The new spokesman of the Ministry of External Affairs, Vikas Swarup, may be better known to the outside world as the author of Q&A which was turned into Oscar-winning film Slumdog Millionaire. But he has very large shoes to fill in his new avatar and prove his worth to both, the government and to the ever-growing band of journalists covering the foreign ministry.
Syed Akbaruddin, the current spokesman who will relinquish his post on April 18, has for the past four years been efficiently and diligently defending and articulating issues related to India's foreign policy. When he came into the job in 2011, the Congress-led United Progressive government was in power. Akbar, as he is popularly known, did a splendid job highlighting the achievements of the Manmohan Singh government's foreign policy objectives and achievements. He continued to do an equally excellent job even after the Narendra Modi government came to power in May last year.
But he managed to do all this by keeping in check any tendency to promote himself. This perhaps is something that the new spokesman will have to keep in mind in his new job.

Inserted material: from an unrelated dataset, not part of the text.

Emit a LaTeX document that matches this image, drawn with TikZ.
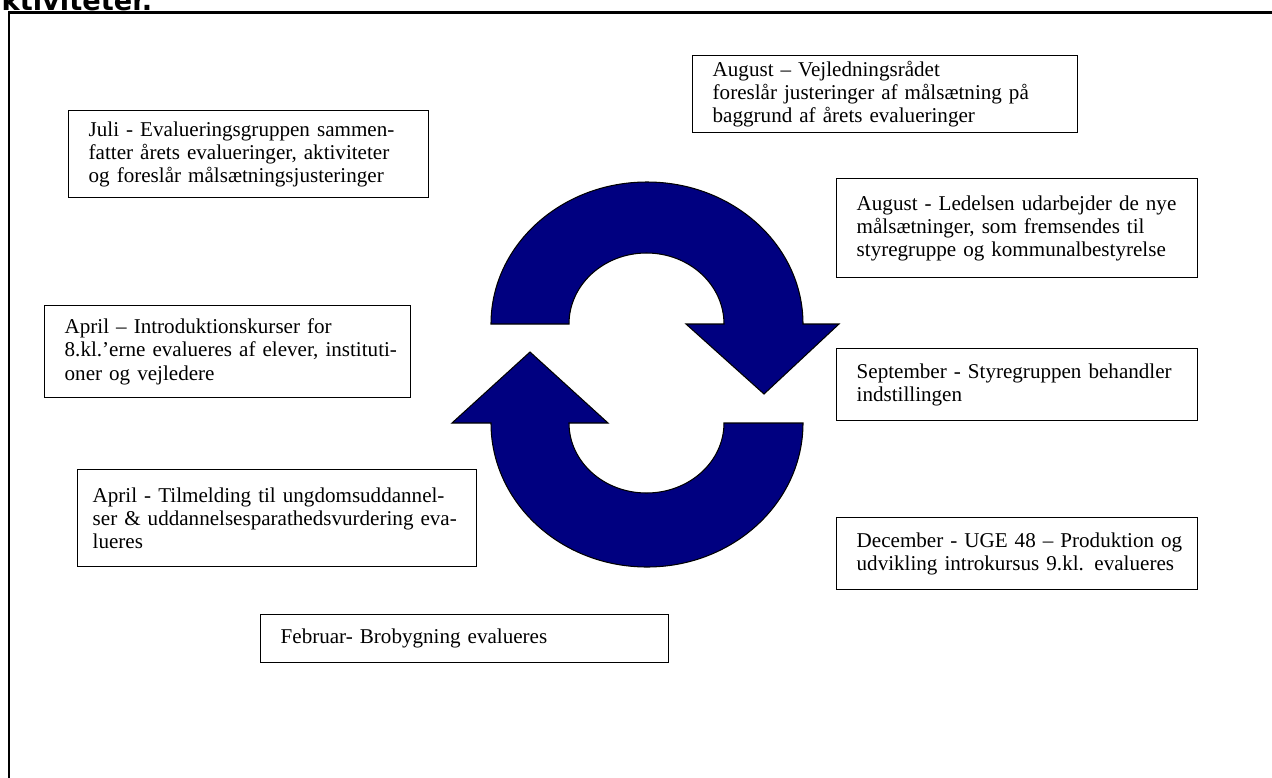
\documentclass[tikz,border=0pt]{standalone}
\usepackage{fontspec}
\setmainfont{Liberation Serif}
\newfontfamily\headfont{DejaVu Sans}
\usetikzlibrary{positioning}

\begin{document}
\begin{tikzpicture}[x=0.02cm,y=0.02cm,
    evalbox/.style={draw, line width=0.8pt, anchor=north west,
      inner xsep=0.1cm, inner ysep=2pt, font=\fontsize{12}{13.2}\selectfont,
      execute at begin node={\leftskip=0.3cm}},
    cyclearrow/.style={fill={rgb,255:red,0;green,0;blue,128}, draw=black, line width=0.6pt}]
  \useasboundingbox (0,0) rectangle (1272,-778);
  \clip (0,0) rectangle (1272,-778);
  \node[anchor=base west, font=\headfont\bfseries\fontsize{15.5}{17}\selectfont, inner sep=0pt]
    (heading) at (-17,-10) {aktiviteter.};
  \draw[line width=0.06cm] (9,-778) -- (9,-12) -- (1272,-12);

  \node[evalbox, text width=7cm, minimum height=1.74cm] (juli) at (68,-110)
    {Juli - Evalueringsgruppen sammen-\\fatter årets evalueringer, aktiviteter\\og foreslår målsætningsjusteringer};
  \node[evalbox, text width=7.5cm, minimum height=1.54cm] (vejledning) at (692,-55)
    {August – Vejledningsrådet\\foreslår justeringer af målsætning på\\baggrund af årets evalueringer};
  \node[evalbox, text width=7.02cm, minimum height=1.98cm] (ledelsen) at (836,-178)
    {August - Ledelsen udarbejder de nye\\målsætninger, som fremsendes til\\styregruppe og kommunalbestyrelse};
  \node[evalbox, text width=7.02cm, minimum height=1.44cm] (styregruppe) at (836,-348)
    {September - Styregruppen behandler\\indstillingen};
  \node[evalbox, text width=7.02cm, minimum height=1.44cm] (december) at (836,-517)
    {December - UGE 48 – Produktion og\\udvikling introkursus 9.kl. evalueres};
  \node[evalbox, text width=7.96cm, minimum height=0.96cm] (februar) at (260,-614)
    {Februar- Brobygning evalueres};
  \node[evalbox, text width=7.12cm, minimum height=1.84cm] (introkursus) at (44,-305)
    {April – Introduktionskurser for\\8.kl.’erne evalueres af elever, instituti-\\oner og vejledere};
  \node[evalbox, text width=7.78cm, minimum height=1.94cm,
    execute at begin node={\leftskip=0.2cm}] (tilmelding) at (77,-469)
    {April - Tilmelding til ungdomsuddannel-\\ser \& uddannelsesparathedsvurdering eva-\\lueres};

  \draw[cyclearrow] (491,-324) arc[start angle=180, end angle=0, x radius=156, y radius=142]
    -- (839,-324) -- (764,-394) -- (686,-324) -- (724,-324)
    arc[start angle=0, end angle=180, x radius=77.5, y radius=71] -- cycle;
  \draw[cyclearrow] (803,-423) arc[start angle=0, end angle=-180, x radius=156, y radius=144]
    -- (452,-423) -- (530,-352) -- (608,-423) -- (569,-423)
    arc[start angle=180, end angle=360, x radius=77.5, y radius=70] -- cycle;
\end{tikzpicture}
\end{document}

Akbar will be best remembered, at least by journalists covering the beat, as being not only an effective spokesman but also one who was always fair and even-handed in his dealing with the media. He may have had his favourites among journalists. However, during briefings and in his day-to-day dealings, he never favoured one over the other. Irrespective of the time of the day, Akbar was mostly available to the media and did not make a distinction whether the caller was a well-known journalist or not.

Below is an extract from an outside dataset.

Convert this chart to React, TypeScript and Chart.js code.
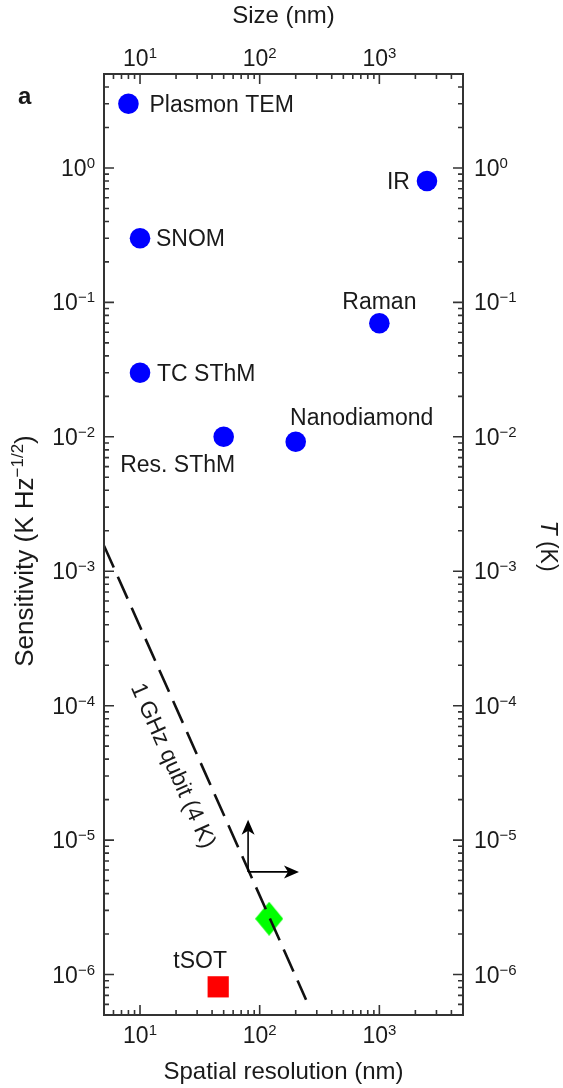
import React, { useEffect, useRef } from "react";
import { Chart, registerables } from "chart.js";

Chart.register(...registerables);

// ---- data ----
const circleLabels = ["Plasmon TEM", "SNOM", "TC SThM", "Res. SThM", "Nanodiamond", "Raman", "IR"];
const circleX = [8, 10, 10, 50, 200, 1000, 2500];
const circleY = [3, 0.3, 0.03, 0.01, 0.0092, 0.07, 0.8];

const diamondX = [120];
const diamondY = [2.6e-6];

const squareLabel = "tSOT";
const squareX = [45];
const squareY = [8.1e-7];

const qubitLabel = "1 GHz qubit (4 K)";
const qubitLineX = [5, 244];
const qubitLineY = [1.55e-3, 6.5e-7];
const qubitLabelAtX = 30;

const arrowOrigin = [80, 5.8e-6];
const arrowUpEnd = [80, 1.42e-5];
const arrowRightEnd = [213, 5.8e-6];

const xRange = [5, 5000];
const yRange = [5e-7, 5];
const xTickExps = [1, 2, 3];
const yTickExps = [0, -1, -2, -3, -4, -5, -6];

const panelLetter = "a";
const topTitle = "Size (nm)";
const bottomTitle = "Spatial resolution (nm)";
const leftTitleMain = "Sensitivity (K Hz";
const leftTitleSup = "\u22121/2";
const leftTitleEnd = ")";
const rightTitleItalic = "T";
const rightTitleRest = " (K)";

// ---- styling / placement ----
const FONT = "'Liberation Sans', Arial, Helvetica, sans-serif";
const TEXT = "#1a1a1a";
const AXIS = "#333333";

const labelPlacement: Record<string, { dx: number; dy: number; align: CanvasTextAlign }> = {
  "Plasmon TEM": { dx: 21, dy: 0, align: "left" },
  SNOM: { dx: 16, dy: 0, align: "left" },
  "TC SThM": { dx: 17, dy: 0, align: "left" },
  "Res. SThM": { dx: -46, dy: 27, align: "center" },
  Nanodiamond: { dx: 66, dy: -25, align: "center" },
  Raman: { dx: 0, dy: -22, align: "center" },
  IR: { dx: -17, dy: 0, align: "right" },
  tSOT: { dx: -18, dy: -27, align: "center" },
};

type Run = { text: string; size: number; rise?: number; style?: string };

function drawRuns(ctx: CanvasRenderingContext2D, runs: Run[], x: number, y: number, align: "left" | "center" | "right") {
  let total = 0;
  const widths: number[] = [];
  for (const r of runs) {
    ctx.font = `${r.style || ""} ${r.size}px ${FONT}`;
    const w = ctx.measureText(r.text).width;
    widths.push(w);
    total += w;
  }
  let cx = align === "left" ? x : align === "right" ? x - total : x - total / 2;
  ctx.textAlign = "left";
  ctx.textBaseline = "alphabetic";
  runs.forEach((r, i) => {
    ctx.font = `${r.style || ""} ${r.size}px ${FONT}`;
    ctx.fillText(r.text, cx, y - (r.rise || 0));
    cx += widths[i];
  });
}

function pow10Runs(e: number): Run[] {
  const s = e < 0 ? "\u2212" + Math.abs(e) : String(e);
  return [
    { text: "10", size: 23 },
    { text: s, size: 15, rise: 8 },
  ];
}

function makeDiamond(): HTMLCanvasElement {
  const c = document.createElement("canvas");
  c.width = 28;
  c.height = 34;
  const g = c.getContext("2d")!;
  g.fillStyle = "#00ff00";
  g.beginPath();
  g.moveTo(14, 0);
  g.lineTo(28, 17);
  g.lineTo(14, 34);
  g.lineTo(0, 17);
  g.closePath();
  g.fill();
  return c;
}

function arrow(ctx: CanvasRenderingContext2D, x0: number, y0: number, x1: number, y1: number) {
  const ang = Math.atan2(y1 - y0, x1 - x0);
  const L = 15, H = 6.5, N = 4;
  ctx.beginPath();
  ctx.moveTo(x0, y0);
  ctx.lineTo(x1 - Math.cos(ang) * (L - N), y1 - Math.sin(ang) * (L - N));
  ctx.stroke();
  ctx.save();
  ctx.translate(x1, y1);
  ctx.rotate(ang);
  ctx.beginPath();
  ctx.moveTo(0, 0);
  ctx.lineTo(-L, -H);
  ctx.lineTo(-L + N, 0);
  ctx.lineTo(-L, H);
  ctx.closePath();
  ctx.fill();
  ctx.restore();
}

const decorPlugin = {
  id: "decor",
  afterDraw(chart: any) {
    const ctx: CanvasRenderingContext2D = chart.ctx;
    const { left, right, top, bottom } = chart.chartArea;
    const xs = chart.scales.x;
    const ys = chart.scales.y;
    const xt = chart.scales.xTop;
    const yr = chart.scales.yRight;
    ctx.save();

    // frame
    ctx.strokeStyle = AXIS;
    ctx.lineWidth = 2;
    ctx.strokeRect(left, top, right - left, bottom - top);

    // ticks
    ctx.lineWidth = 1.6;
    ctx.beginPath();
    for (let e = -8; e <= 4; e++) {
      for (let m = 1; m <= 9; m++) {
        const v = m * Math.pow(10, e);
        const len = m === 1 ? 10 : 5;
        if (v > xRange[0] * 1.0001 && v < xRange[1] * 0.9999) {
          const px = xs.getPixelForValue(v);
          ctx.moveTo(px, bottom);
          ctx.lineTo(px, bottom - len);
          const pt = xt.getPixelForValue(v);
          ctx.moveTo(pt, top);
          ctx.lineTo(pt, top + len);
        }
        if (v > yRange[0] * 1.0001 && v < yRange[1] * 0.9999) {
          const py = ys.getPixelForValue(v);
          ctx.moveTo(left, py);
          ctx.lineTo(left + len, py);
          const pr = yr.getPixelForValue(v);
          ctx.moveTo(right, pr);
          ctx.lineTo(right - len, pr);
        }
      }
    }
    ctx.stroke();

    // tick labels
    ctx.fillStyle = TEXT;
    for (const e of xTickExps) {
      const v = Math.pow(10, e);
      drawRuns(ctx, pow10Runs(e), xs.getPixelForValue(v), bottom + 28, "center");
      drawRuns(ctx, pow10Runs(e), xt.getPixelForValue(v), top - 8, "center");
    }
    for (const e of yTickExps) {
      const v = Math.pow(10, e);
      drawRuns(ctx, pow10Runs(e), left - 9, ys.getPixelForValue(v) + 8, "right");
      drawRuns(ctx, pow10Runs(e), right + 11, yr.getPixelForValue(v) + 8, "left");
    }

    // axis titles
    const cxp = (left + right) / 2;
    drawRuns(ctx, [{ text: topTitle, size: 24 }], cxp, 23, "center");
    drawRuns(ctx, [{ text: bottomTitle, size: 24 }], cxp, 1079, "center");
    ctx.save();
    ctx.translate(33, 551);
    ctx.rotate(-Math.PI / 2);
    drawRuns(
      ctx,
      [
        { text: leftTitleMain, size: 26 },
        { text: leftTitleSup, size: 17, rise: 10 },
        { text: leftTitleEnd, size: 26 },
      ],
      0,
      0,
      "center"
    );
    ctx.restore();
    ctx.save();
    ctx.translate(541, 546);
    ctx.rotate(Math.PI / 2);
    drawRuns(
      ctx,
      [
        { text: rightTitleItalic, size: 23, style: "italic" },
        { text: rightTitleRest, size: 23 },
      ],
      0,
      0,
      "center"
    );
    ctx.restore();

    // panel letter
    drawRuns(ctx, [{ text: panelLetter, size: 24, style: "bold" }], 18, 104, "left");

    // point labels
    const allLabels = circleLabels.map((t, i) => ({ t, x: circleX[i], y: circleY[i] }));
    allLabels.push({ t: squareLabel, x: squareX[0], y: squareY[0] });
    for (const L of allLabels) {
      const p = labelPlacement[L.t];
      const px = xs.getPixelForValue(L.x) + p.dx;
      const py = ys.getPixelForValue(L.y) + p.dy;
      drawRuns(ctx, [{ text: L.t, size: 23 }], px, py + 8.2, p.align as any);
    }

    // qubit label along the dashed line
    const p1 = { x: xs.getPixelForValue(qubitLineX[0]), y: ys.getPixelForValue(qubitLineY[0]) };
    const p2 = { x: xs.getPixelForValue(qubitLineX[1]), y: ys.getPixelForValue(qubitLineY[1]) };
    const ang = Math.atan2(p2.y - p1.y, p2.x - p1.x);
    const ax = xs.getPixelForValue(qubitLabelAtX);
    const ay = p1.y + ((ax - p1.x) * (p2.y - p1.y)) / (p2.x - p1.x);
    ctx.save();
    ctx.translate(ax, ay);
    ctx.rotate(ang);
    ctx.font = `23px ${FONT}`;
    ctx.textAlign = "center";
    ctx.textBaseline = "middle";
    ctx.fillText(qubitLabel, 0, 27);
    ctx.restore();

    // arrows
    ctx.strokeStyle = "#000";
    ctx.fillStyle = "#000";
    ctx.lineWidth = 1.6;
    const ox = xs.getPixelForValue(arrowOrigin[0]);
    const oy = ys.getPixelForValue(arrowOrigin[1]);
    arrow(ctx, ox, oy, xs.getPixelForValue(arrowUpEnd[0]), ys.getPixelForValue(arrowUpEnd[1]));
    arrow(ctx, ox, oy, xs.getPixelForValue(arrowRightEnd[0]), ys.getPixelForValue(arrowRightEnd[1]));

    ctx.restore();
  },
};

export default function App() {
  const ref = useRef<HTMLCanvasElement>(null);
  useEffect(() => {
    document.body.style.margin = "0";
    const canvas = ref.current!;
    const diamond = makeDiamond();
    const chart = new Chart(canvas, {
      type: "scatter",
      data: {
        datasets: [
          {
            label: "line",
            data: qubitLineX.map((x, i) => ({ x, y: qubitLineY[i] })),
            showLine: true,
            borderColor: "#111111",
            borderWidth: 2.6,
            borderDash: [24, 10],
            pointRadius: 0,
            fill: false,
          } as any,
          {
            label: "circles",
            data: circleX.map((x, i) => ({ x, y: circleY[i] })),
            pointStyle: "circle",
            pointRadius: 10.3,
            backgroundColor: "#0000ff",
            borderWidth: 0,
          },
          {
            label: "diamond",
            data: diamondX.map((x, i) => ({ x, y: diamondY[i] })),
            pointStyle: diamond as any,
            pointRadius: 14,
          },
          {
            label: "tSOT",
            data: squareX.map((x, i) => ({ x, y: squareY[i] })),
            pointStyle: "rect",
            pointRadius: 15,
            backgroundColor: "#ff0000",
            borderWidth: 0,
          },
        ],
      },
      options: {
        animation: false,
        responsive: false,
        devicePixelRatio: 1,
        layout: { padding: { left: 104, right: 100, top: 74, bottom: 73 } },
        plugins: { legend: { display: false }, tooltip: { enabled: false } },
        events: [],
        scales: {
          x: { type: "logarithmic", min: xRange[0], max: xRange[1], display: false },
          y: { type: "logarithmic", min: yRange[0], max: yRange[1], display: false },
          xTop: { type: "logarithmic", position: "top", axis: "x", min: xRange[0], max: xRange[1], display: false },
          yRight: { type: "logarithmic", position: "right", axis: "y", min: yRange[0], max: yRange[1], display: false },
        } as any,
      },
      plugins: [decorPlugin],
    });
    return () => chart.destroy();
  }, []);
  return (
    <div style={{ width: 563, height: 1088, background: "#fff" }}>
      <canvas ref={ref} width={563} height={1088} style={{ display: "block" }} />
    </div>
  );
}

Akbar will probably be posted as the next High Commissioner to London, when the current incumbent, Ranjan Mathai's two-year term comes to an end this October. Before that he has been asked to look after as the Chief Coordinator of the forthcoming India-Africa Summit.
Some detractors of Akbar try to point out that his promotion of the government went into an over-drive after the BJP-led NDA came to power in May 2014. But this will have to be seen in the context of the changed circumstances and serving under an extremely pro-active Prime Minister. Modi, unlike Manmohan Singh, has a penchant for self-publicity and expects his officials to highlight all his achievements — big or small — to the media. Akbar obliged the Prime Minister to the hilt.
The fact that the foreign minister's role in the new dispensation has significantly been reduced and there is no designated media-advisor in the Prime Minister's Office, allowed more space to talk about Modi's initiatives and achievements. But any serving diplomat who wanted to do a good job, this perhaps was a "given" and one of the conditions that comes with the MEA spokesman's office.
Vikas Swarup, has worked in the foreign minister's office earlier and is also a media-savvy diplomat. But he may soon find out that to be an effective spokesman under present dispensation could be a different ball-game.